QUITO (Reuters) - Ecuador President Rafael Correa’s weekend referendum win is cast as an unsettling power-grab by opponents but may actually pave the way for smoother relations with foreign investors whom he has squeezed in the past.
The leftist Correa has had tempestuous ties with foreign investors since he took office in the small but resource-rich Andean nation in 2007. He has accused some companies of pillaging resources, corruption and pollution.
Like ally Venezuelan President Hugo Chavez, Correa alienated some oil investors by forcing them to give the state more control over operations and a bigger share of revenues.
Brazil’s Petrobras (PETR4.SA) (PBR.N) pulled out last year after refusing to sign a less-profitable contract, and in 2009 Ecuador took control of oil fields operated by Perenco, after accusing the French company over a tax dispute.
Correa’s seeming poll win -- pending official confirmation at a slow vote-count -- increases his power over judges’ appointments and enables him to keep checks on media.
Critics say the reforms threaten the balance of power in the OPEC-member country, but analysts do not believe it heralds another tilt at foreign investors.
“It decreases the likelihood of any radical policies because he doesn’t need to rally that kind of national support,” said Eurasia Group analyst Risa Grais-Targow.
The consolidation of power also gives investors continuity and clarity about their playing field, with analysts now expecting Correa to seek re-election in 2013.
The referendum amounted to a months-long political showdown. Now that it is over, analysts think Correa will need to temper his stance toward oil and mining companies to fuel economic growth and soothe criticism from educated middle classes concerned the economy is stuck.
They see neighboring countries like Peru becoming more prosperous thanks in part to booming foreign investment. Peru’s economy is forecast to expand by 7 percent this year.
“That is the next step for them ... the government (needs) to engage in more planning and to try to increase both public and private investment,” said Mark Weisbrot, co-director of the Center for Economic and Policy Research (CEPR) in Washington.
Ecuador is recovering after being battered by the global crisis, and hopes for 5.1 percent growth this year after 3.6 percent in 2010. The forecast growth rate is bellow that of Latin American economies such as Argentina and Chile.

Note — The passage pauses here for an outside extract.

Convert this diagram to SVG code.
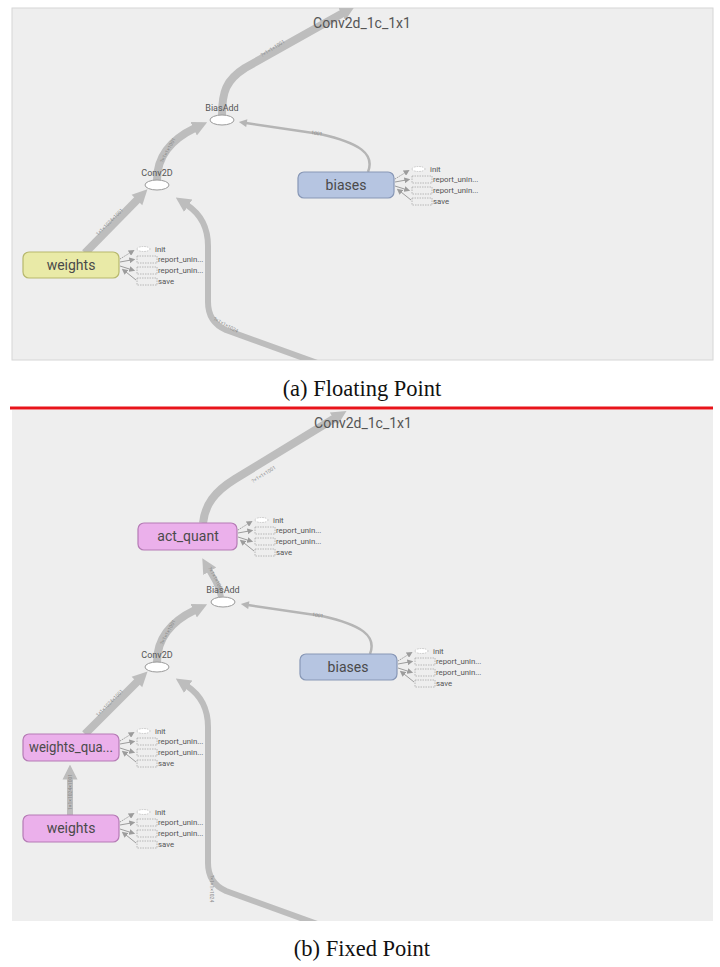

Meanwhile, Correa’s high popularity depends heavily on infrastructure spending on roads, hospitals and schools. And since Ecuador was shut out from international debt markets following a $3.2 billion debt default in 2009, his best shot at boosting liquidity is to increase tax revenue from the private sector.
In November, Ecuador won better terms from oil companies in the country, including Italy’s ENI (ENI.MI) and Spain’s Repsol-YPF (REP.MC). Petrobras refused to sign a new round of contracts that threw out profit-sharing deals to turn foreign firms into flat fee service providers.
“I think in the oil sector he’s already gone as far as he can go,” added Eurasia’s Grais-Targow.
Ecuador is the smallest OPEC member and the output of foreign oil companies in the country accounts for about 25 percent of the 500,000 barrels of crude oil produced a day.
Correa has taken a softer approach to miners planning to develop a handful of large-scale copper and gold projects that would allow Ecuador to diversify its economy from dependence on oil exports and remittances sent by Ecuadoreans living abroad.
The government expects $7 billion in mining investments in the next seven years. After freezing investments in the sector for over a year, officials are now in talks with three miners.
“He is going to offer pretty generous terms initially ... He can’t afford to do anything radical because he really needs that foreign investment,” said Grais-Targow.
Canada’s Kinross Gold (K.TO), Canadian junior Ecuacorriente CTQ.TO and U.S.-based International Resources are due to sign deals by June, and two more companies in 2012.
Laura Zurita, head of Ecuador’s Mining Chamber, told Reuters before the vote that delays in starting the projects are costing Ecuador dearly in tax revenues, with officials and miners both eager to sign by June.
“Ecuador needs to regulate the current situation so that it becomes attractive for (more) miners to invest in exploration ... The contracts will mark a new beginning,” she said.
Correa is not the only leftist president in Latin America warming up to foreign investors. Bolivia’s Evo Morales has also sought to attract more investments from energy companies that froze spending after he nationalized the country’s natural gas industry in 2006.